The following day, we take the boat north, around the curve of the bay and into the Scandola Nature Reserve, a swathe of protected land and sea, home to dolphins, salamanders, cormorants and puffins. Cliffs of red rhyolite shoot straight up from dark blue water, formed aeons ago by an underwater volcano, creating coves and grottos mostly inaccessible but from the sea. The water is an incredible shade of blue, deep and inviting. We nose the boat into tiny bays, diving off its squishy sides and out of the glaring sun to explore the mysterious underwater landscape. I climb out of the water and into dark grottoes, to the clock and slosh sound of smooth rounded stones rocked against each other by the water. Yet we aren’t the only ones here. A ram-shackle colony of vessels come and go all day with explorers from all over the world.
We don’t see any dolphins, and spot seabirds only from afar, but driving on a rough gravel road back home from town one evening, a small black and white creature darts across the road. It’s a spotted wild boar, a mother. Her frightened piglets scatter around the road and we drive slowly so not to frighten them, but they keep running ahead of us, their little tails bouncing up and down. Two piglets nip up on an embankment, while their mother is trapped on the other side. Suddenly she stops and turns to face us, clearly thinking about charging. From her muscular legs to her defiant posture, there is no mistaking this small animal for a commercial porker. After a beat, she races in front of our lights to her children and they disappear into the black maquis.
In time, our party begins to break up, and as we drag our suitcases to the airport doors on our very last day, I catch a scent in my nostrils. It is something musty, herby, and strange.
“Is that the maquis?” I ask my boyfriend, hoping.
“Yep”.
I sniff deeply, holding the scent in my lungs.
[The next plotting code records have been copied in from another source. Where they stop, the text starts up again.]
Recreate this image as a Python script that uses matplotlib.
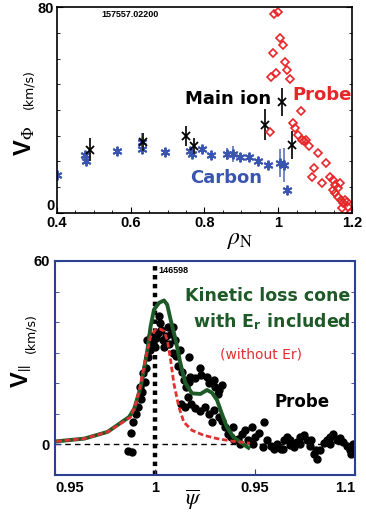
import numpy as np
import matplotlib
matplotlib.use("Agg")
from matplotlib import pyplot as plt

plt.rcParams["font.family"] = ["Liberation Sans", "DejaVu Sans"]
plt.rcParams["mathtext.fontset"] = "stix"

# ---- top panel: toroidal rotation vs rho ----
carbon_rho = [0.399, 0.476, 0.480, 0.562, 0.630, 0.630, 0.693, 0.761, 0.765, 0.792,
              0.819, 0.860, 0.878, 0.896, 0.922, 0.946, 0.973, 1.005, 1.016, 1.023]
carbon_v = [14.8, 22.5, 20.2, 24.2, 24.7, 27.7, 23.8, 24.2, 22.9, 24.9,
            22.5, 22.9, 22.9, 21.9, 21.6, 20.2, 18.6, 19.3, 18.6, 8.9]
carbon_err = [0, 0, 0, 0, 0, 3.2, 0, 0, 0, 0,
              0, 2.5, 3.2, 0, 0, 0, 0, 5.5, 6.5, 0]

ion_rho = [0.489, 0.634, 0.750, 0.772, 0.964, 1.009, 1.038]
ion_v = [24.5, 27.7, 29.9, 26.1, 34.2, 43.0, 26.4]
ion_err = [4.5, 3.5, 4.0, 3.0, 6.0, 5.5, 5.5]

probe_rho = [0.988, 1.000, 1.005, 1.012, 0.985, 1.018, 1.025, 0.980, 0.994, 1.032,
             1.061, 1.039, 1.045, 0.978, 1.054, 1.064, 1.070, 1.075, 1.083, 1.109,
             1.129, 1.098, 1.091, 1.118, 1.140, 1.148, 1.154, 1.167, 1.149, 1.154,
             1.163, 1.169, 1.176, 1.186, 1.190, 1.174, 1.195, 1.181, 1.161]
probe_v = [77.2, 77.9, 67.8, 65.2, 62.3, 58.8, 55.5, 52.9, 54.2, 51.9,
           39.6, 34.8, 33.1, 31.6, 30.3, 28.3, 28.1, 28.3, 26.1, 23.4,
           19.5, 17.6, 14.1, 11.5, 14.1, 12.8, 10.9, 11.5, 8.9, 7.6,
           6.3, 5.0, 3.8, 4.4, 2.4, 1.8, 0.0, 5.0, 9.6]

# ---- bottom panel: parallel flow vs psi ----
model_psi = [0.9507, 0.9647, 0.9763, 0.9871, 0.9896, 0.9929, 0.9962, 0.9978, 0.9995, 1.0020,
             1.0045, 1.0061, 1.0078, 1.0103, 1.0127, 1.0152, 1.0185, 1.0227, 1.0260, 1.0285,
             1.0310, 1.0334, 1.0359, 1.0392, 1.0425, 1.0467]
model_er = [1.0, 1.9, 4.1, 9.0, 11.7, 18.9, 30.9, 38.6, 44.1, 46.3,
            47.1, 45.7, 40.8, 34.2, 26.5, 20.0, 16.7, 16.5, 17.8, 16.9,
            14.5, 10.1, 5.7, 2.4, 0.8, -1.1]

noer_psi = [0.9507, 0.9647, 0.9763, 0.9879, 0.9904, 0.9929, 0.9954, 0.9978, 1.0003, 1.0028,
            1.0045, 1.0061, 1.0078, 1.0094, 1.0119, 1.0144, 1.0185, 1.0243, 1.0310, 1.0392,
            1.0475]
noer_v = [1.0, 1.9, 4.1, 9.0, 13.4, 20.0, 28.7, 35.3, 37.5, 37.7,
          37.0, 34.2, 27.6, 20.0, 12.3, 7.3, 4.6, 3.0, 1.9, 1.0,
          0.4]

dots_psi = [0.98626, 0.98825, 0.98791, 0.98924, 0.99040, 0.99156, 0.99288, 0.99371, 0.99255, 0.99487,
            0.99421, 0.99570, 0.99652, 0.99735, 0.99619, 0.99818, 0.99901, 0.99983, 1.00066, 1.00149,
            1.00182, 1.00248, 1.00315, 1.00381, 1.00464, 1.00546, 1.00629, 1.00712, 1.00811, 1.00894,
            1.00977, 1.01060, 1.01142, 1.01225, 1.01358, 1.01474, 1.01573, 1.01639, 1.01722, 1.01771,
            1.01705, 1.02020, 1.02235, 1.02301, 1.02599, 1.02715, 1.02930, 1.03013, 1.03179, 1.03344,
            1.03129, 1.01275, 1.01523, 1.01805, 1.02020, 1.02268, 1.02517, 1.02715, 1.02930, 1.03179,
            1.03344, 1.02848, 1.03510, 1.03626, 1.03791, 1.03957, 1.04172, 1.04338, 1.04503, 1.04669,
            1.04834, 1.05000, 1.05215, 1.05447, 1.05579, 1.05778, 1.05944, 1.06109, 1.06275, 1.06440,
            1.06606, 1.06772, 1.06937, 1.07103, 1.07268, 1.07434, 1.07599, 1.07765, 1.07930, 1.08096,
            1.08262, 1.08427, 1.08593, 1.08758, 1.08924, 1.09089, 1.09255, 1.09421, 1.09586, 1.09752,
            1.09884, 1.09818, 1.08030, 1.03924, 1.04255, 1.04917, 1.05414, 1.06407, 1.06738, 1.07235,
            1.07815, 1.08725, 1.00877]
dots_v = [-2.19, -2.63, 3.73, 7.35, 9.87, 12.29, 14.70, 17.22, 18.87, 20.51,
          23.25, 24.90, 28.74, 30.93, 34.22, 35.54, 33.13, 31.81, 34.77, 36.42,
          42.12, 39.71, 37.51, 34.22, 31.81, 35.32, 38.39, 32.91, 36.20, 30.06,
          34.22, 28.96, 25.67, 30.93, 23.80, 21.06, 18.87, 15.58, 28.74, 22.16,
          20.51, 21.61, 24.90, 22.71, 22.16, 19.96, 21.06, 18.87, 17.77, 19.41,
          16.45, 13.38, 12.29, 13.38, 12.07, 10.97, 12.29, 10.09, 11.19, 8.99,
          7.68, 7.35, 5.70, 3.51, 2.41, 1.32, 1.86, 3.29, 4.61, 1.32,
          5.70, 2.41, 3.73, 7.35, 1.32, -0.66, -1.43, 0.22, -1.43, 1.32,
          2.41, 1.32, -0.88, 0.77, 2.41, 2.96, 1.32, -0.66, -3.07, -4.72,
          -1.76, 0.44, 1.32, 2.41, 3.29, 1.32, 2.19, 0.77, -0.66, -1.97,
          0.00, -3.07, -1.97, 5.70, 0.22, 0.00, -0.88, -1.43, -0.33, 0.22,
          1.32, 0.22, 38.39]

psi_ticks = [0.95, 1.0, 1.05, 1.1]
psi_labels = ["0.95", "1", "0.95", "1.1"]

RED = "#e8262a"
BLUE = "#3a55b0"
GREEN = "#1e5a28"
NAVY = "#2e3f8f"

fig = plt.figure(figsize=(3.66, 5.12), dpi=100)

# top panel
ax1 = fig.add_axes([0.1557, 0.584, 0.806, 0.4023])
ax1.errorbar(carbon_rho, carbon_v, yerr=carbon_err, fmt="none", ecolor=BLUE, elinewidth=1.4, alpha=0.7)
ax1.plot(carbon_rho, carbon_v, ls="none", marker=(6, 2, 0), ms=7, mew=1.4, color=BLUE)
ax1.errorbar(ion_rho, ion_v, yerr=ion_err, fmt="none", ecolor="#222222", elinewidth=1.4)
ax1.plot(ion_rho, ion_v, ls="none", marker="x", ms=6, mew=1.3, color="black")
ax1.plot(probe_rho, probe_v, ls="none", marker="D", ms=4.2, mfc="none", mec=RED, mew=1.2)
ax1.set_xlim(0.4, 1.2)
ax1.set_ylim(0, 80)
ax1.set_xticks([0.4, 0.6, 0.8, 1.0, 1.2])
ax1.set_xticklabels(["0.4", "0.6", "0.8", "1", "1.2"])
ax1.set_xticks(np.arange(0.4, 1.2, 0.05), minor=True)
ax1.set_yticks([0, 80])
ax1.set_yticks(np.arange(0, 81, 10), minor=True)
ax1.tick_params(which="both", direction="in", right=True, top=False, labelsize=10.5, pad=2)
ax1.tick_params(which="major", length=4)
ax1.tick_params(which="minor", length=2.5)
for lab in ax1.get_xticklabels() + ax1.get_yticklabels():
    lab.set_fontweight("bold")
ax1.get_yticklabels()[0].set_verticalalignment("bottom")
for sp in ax1.spines.values():
    sp.set_linewidth(1.2)

ax1.text(0.15, 0.965, "157557.02200", transform=ax1.transAxes, fontsize=6.5,
         fontweight="bold", ha="left", va="center")
ax1.text(0.58, 0.553, "Main ion", transform=ax1.transAxes, fontsize=13,
         fontweight="bold", ha="center", va="center", family=["DejaVu Sans"])
ax1.text(1.0, 0.573, "Probe", transform=ax1.transAxes, fontsize=13, color=RED,
         fontweight="bold", ha="right", va="center", family=["DejaVu Sans"])
ax1.text(0.574, 0.17, "Carbon", transform=ax1.transAxes, fontsize=13, color=BLUE,
         fontweight="bold", ha="center", va="center", family=["DejaVu Sans"])
ax1.text(-0.11, 0.35, r"V$_{\Phi}$", transform=ax1.transAxes, fontsize=17, fontweight="bold",
         rotation=90, ha="center", va="center", family=["Liberation Sans"])
ax1.text(-0.095, 0.6, "(km/s)", transform=ax1.transAxes, fontsize=9,
         rotation=90, ha="center", va="center", family=["DejaVu Sans"])
ax1.text(0.62, -0.13, r"$\rho_{\mathrm{N}}$", transform=ax1.transAxes, fontsize=17,
         ha="center", va="center")

# bottom panel
ax2 = fig.add_axes([0.1503, 0.0723, 0.8197, 0.418])
ax2.axhline(0, color="black", ls=(0, (4, 3)), lw=1.0, zorder=1)
ax2.axvline(1.0, color="black", ls=(0, (1, 1)), lw=3.2, zorder=1)
ax2.plot(dots_psi, dots_v, ls="none", marker="o", ms=5, color="black", zorder=2)
ax2.plot(model_psi, model_er, color=GREEN, lw=2.8, zorder=3)
ax2.plot(noer_psi, noer_v, color="#e03030", lw=2.0, ls=(0, (2, 1)), zorder=4)
ax2.set_xlim(0.95, 1.1)
ax2.set_ylim(-10, 60)
ax2.set_xticks(psi_ticks)
ax2.set_xticklabels(psi_labels)
ax2.set_yticks([0, 60])
ax2.set_yticks(np.arange(-10, 61, 10), minor=True)
ax2.tick_params(which="both", direction="in", right=True, top=False, labelsize=10.5,
                color=NAVY, pad=4)
ax2.tick_params(which="major", length=4)
ax2.tick_params(which="minor", length=3)
labs = ax2.get_xticklabels()
labs[0].set_horizontalalignment("left")
labs[-1].set_horizontalalignment("right")
for lab in ax2.get_xticklabels() + ax2.get_yticklabels():
    lab.set_fontweight("bold")
for sp in ax2.spines.values():
    sp.set_linewidth(1.5)
    sp.set_color(NAVY)

ax2.text(0.345, 0.955, "146598", transform=ax2.transAxes, fontsize=6.5,
         fontweight="bold", ha="left", va="center")
ax2.text(0.985, 0.836, "Kinetic loss cone", transform=ax2.transAxes, fontsize=12.5,
         color=GREEN, fontweight="bold", ha="right", va="center", family=["DejaVu Sans"])
ax2.text(0.985, 0.718, r"with E$_\mathregular{r}$ included", transform=ax2.transAxes, fontsize=12.5,
         color=GREEN, fontweight="bold", ha="right", va="center", family=["DejaVu Sans"])
ax2.text(0.685, 0.563, "(without Er)", transform=ax2.transAxes, fontsize=10,
         color="#e03030", ha="center", va="center", family=["DejaVu Sans"])
ax2.text(0.917, 0.343, "Probe", transform=ax2.transAxes, fontsize=12,
         fontweight="bold", ha="right", va="center", family=["DejaVu Sans"])
ax2.text(-0.11, 0.46, r"V$_{||}$", transform=ax2.transAxes, fontsize=17, fontweight="bold",
         rotation=90, ha="center", va="center", family=["Liberation Sans"])
ax2.text(-0.08, 0.665, "(km/s)", transform=ax2.transAxes, fontsize=9,
         rotation=90, ha="center", va="center", family=["DejaVu Sans"])
ax2.text(0.46, -0.115, r"$\overline{\psi}$", transform=ax2.transAxes, fontsize=16,
         ha="center", va="center")

fig.savefig("out.png", dpi=100)
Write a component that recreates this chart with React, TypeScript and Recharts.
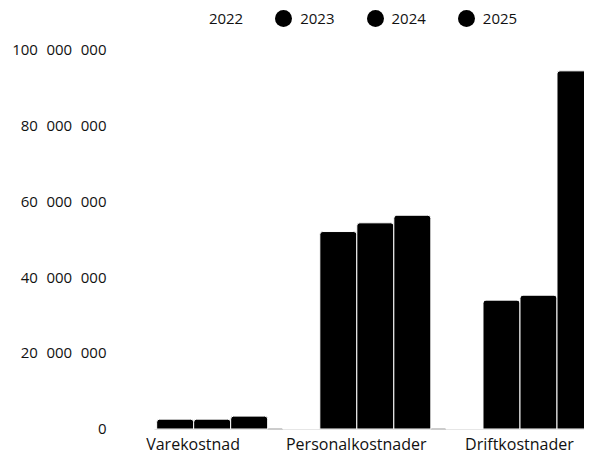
import React from "react"
import { Bar, BarChart, Legend, XAxis, YAxis } from "recharts"

const categories = ["Varekostnad", "Personalkostnader", "Driftkostnader"]
const years = ["2022", "2023", "2024", "2025"]

// 2022 is drawn white in the source, so its heights are not visible
const values2022 = [2400000, 50000000, 32000000]
const values2023 = [2600000, 52100000, 34000000]
const values2024 = [2600000, 54400000, 35300000]
const values2025 = [3400000, 56400000, 94500000]

const yTicks = [0, 20000000, 40000000, 60000000, 80000000, 100000000]

const yearColors: Record<string, string> = {
  "2022": "#ffffff",
  "2023": "#000000",
  "2024": "#000000",
  "2025": "#000000",
}

const FONT = "'Open Sans', sans-serif"
const TEXT = "#111111"

const chartData = categories.map((name, i) => ({
  name,
  "2022": values2022[i],
  "2023": values2023[i],
  "2024": values2024[i],
  "2025": values2025[i],
}))

// thousands separated with a figure space, like the source
const formatNumber = (v: number) => String(v).replace(/\B(?=(\d{3})+(?!\d))/g, "\u2007")

function YTick(props: any) {
  const { x, y, payload } = props
  return (
    <text x={x} y={y} dy="0.35em" textAnchor="end" fill={TEXT} fontSize={15} fontFamily={FONT}>
      {formatNumber(payload.value)}
    </text>
  )
}

function XTick(props: any) {
  const { x, y, payload } = props
  return (
    <text x={x} y={y + 2} dy="0.71em" textAnchor="middle" fill={TEXT} fontSize={16} fontFamily={FONT}>
      {payload.value}
    </text>
  )
}

function LegendContent() {
  return (
    <div
      style={{
        display: "flex",
        justifyContent: "center",
        fontFamily: FONT,
        fontSize: 15,
        color: TEXT,
        height: 22,
        paddingLeft: 92,
      }}
    >
      {years.map((year) => (
        <div key={year} style={{ display: "flex", alignItems: "center", margin: "0 16px" }}>
          <span
            style={{
              display: "inline-block",
              width: 17,
              height: 17,
              borderRadius: "50%",
              background: yearColors[year],
              marginRight: 8,
            }}
          />
          <span>{year}</span>
        </div>
      ))}
    </div>
  )
}

export default function App() {
  return (
    <div style={{ width: 584, height: 450, overflow: "hidden", marginBottom: -8 }}>
      <BarChart
        width={593}
        height={450}
        data={chartData}
        margin={{ top: 20, right: 0, left: 0, bottom: 0 }}
        barGap={0}
        barCategoryGap="5%"
      >
        <XAxis
          dataKey="name"
          axisLine={{ stroke: "#999999", strokeDasharray: "0 43 2000" }}
          tickLine={false}
          tick={<XTick />}
          height={29}
          interval={0}
        />
        <YAxis
          domain={[0, 100000000]}
          ticks={yTicks}
          axisLine={false}
          tickLine={false}
          tickSize={0}
          tickMargin={5}
          width={103.5}
          tick={<YTick />}
        />
        <Legend verticalAlign="top" wrapperStyle={{ top: -1 }} content={<LegendContent />} />
        {years.map((year) => (
          <Bar
            key={year}
            dataKey={year}
            fill={yearColors[year]}
            stroke="#ffffff"
            strokeWidth={1}
            radius={[3, 3, 0, 0]}
            zIndex={600}
            isAnimationActive={false}
          />
        ))}
      </BarChart>
    </div>
  )
}
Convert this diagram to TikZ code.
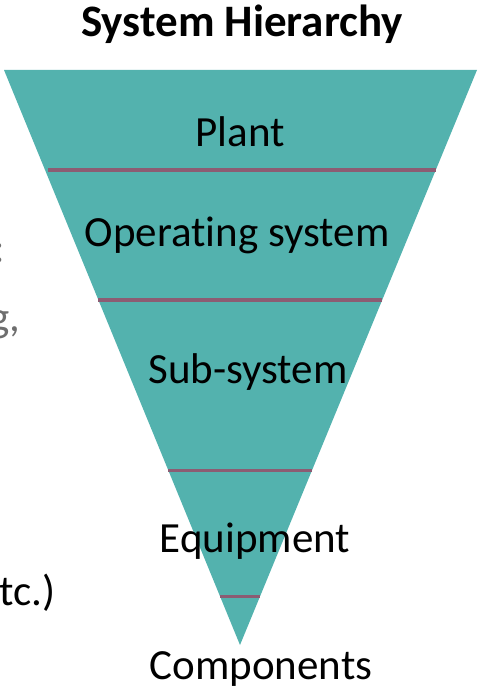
\documentclass[tikz,border=0pt]{standalone}
\usepackage{fontspec}
\setmainfont[Ligatures=NoCommon]{Carlito}
\usetikzlibrary{calc}
\definecolor{pyramidteal}{RGB}{83,178,174}
\definecolor{levelline}{RGB}{140,92,115}
\definecolor{cutgrey}{RGB}{110,110,110}
\begin{document}
\begin{tikzpicture}[
                        x=1pt, y=-1pt,
                        level/.style={anchor=base, inner sep=0pt, font=\fontsize{43}{50}\selectfont},
                        divider/.style={draw=levelline, line width=3.2pt},
                        cut/.style={inner sep=0pt, font=\fontsize{43}{50}\selectfont}
                    ]
                    \useasboundingbox (0,0) rectangle (480,700);
                    \clip (0,0) rectangle (480,700);

                    % Blocks
                    \coordinate (tl) at (4,70);
                    \coordinate (tr) at (477,70);
                    \coordinate (apex) at (240,645);
                    \fill [pyramidteal] (tl) -- (tr) -- (apex) -- cycle;

                    \node [anchor=base, inner sep=0pt, font=\fontsize{45}{52}\selectfont\bfseries] (title) at (242,37) {System Hierarchy};
                    \node [level] (plant) at (240,147) {Plant};
                    \node [level] (opsys) at (237,247) {Operating system};
                    \node [level] (subsys) at (248,383) {Sub-system};
                    \node [level] (equip) at (255,552) {Equipment};
                    \node [level] (comp) at (261,679) {Components};

                    % cut-off text of the slide
                    \node [cut, anchor=base west, text=cutgrey] (colon) at (-7,262) {:};
                    \node [cut, anchor=base west, text=cutgrey] (eg) at (-11,331) {g,};
                    \node [cut, anchor=base west] (etc) at (-1,605) {tc.)};

                    % Connections
                    \coordinate (l1) at ($(tl)!0.174!(apex)$);
                    \coordinate (r1) at ($(tr)!0.174!(apex)$);
                    \coordinate (l2) at ($(tl)!0.400!(apex)$);
                    \coordinate (r2) at ($(tr)!0.400!(apex)$);
                    \coordinate (l3) at ($(tl)!0.697!(apex)$);
                    \coordinate (r3) at ($(tr)!0.697!(apex)$);
                    \coordinate (l4) at ($(tl)!0.915!(apex)$);
                    \coordinate (r4) at ($(tr)!0.915!(apex)$);
                    \draw [divider] ([xshift=3pt]l1) -- (r1);
                    \draw [divider] (l2) -- (r2);
                    \draw [divider] (l3) -- (r3);
                    \draw [divider] (l4) -- (r4);
                \end{tikzpicture}
\end{document}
He has been coming here on and off since childhood, and knows the smell of the island immediately. I hope that next time I come it will be familiar to me too.
By Sea:
The traditional and most popular way of getting to Corsica is by ferry. Sailing from France and Italy, ferries take about 4-6 hours and leave most frequently, during the high season (April to October).
By Air:
Several airlines offer flights from France, Belgium, Germany or the UK, again, mostly from April to October. The most frequented airport is Napoleon Bonaparte airport, 5km from the Ajaccio city centre.
Eat:
The distinctive French/Italian local cuisine. Think fresh herbs, goats cheese, honey, chestnuts sausages and lots of charcuterie.
Don’t Miss:
Bonifacia and The Citadel, for dramatic views and a beautifully preserved ancient settlement.
La Maison Bonaparte in Ajaccio. See the childhood home and retrace the story of the ill-fated Emperor.
The Grande Randonnee (GR) 20 route. Pull your hiking boots on for a crack at the one of Europe’s greatest and most difficult hiking trails. Covering 160 kilometers and reaching altitudes of over 6,000 feet, it’s not for the faint hearted.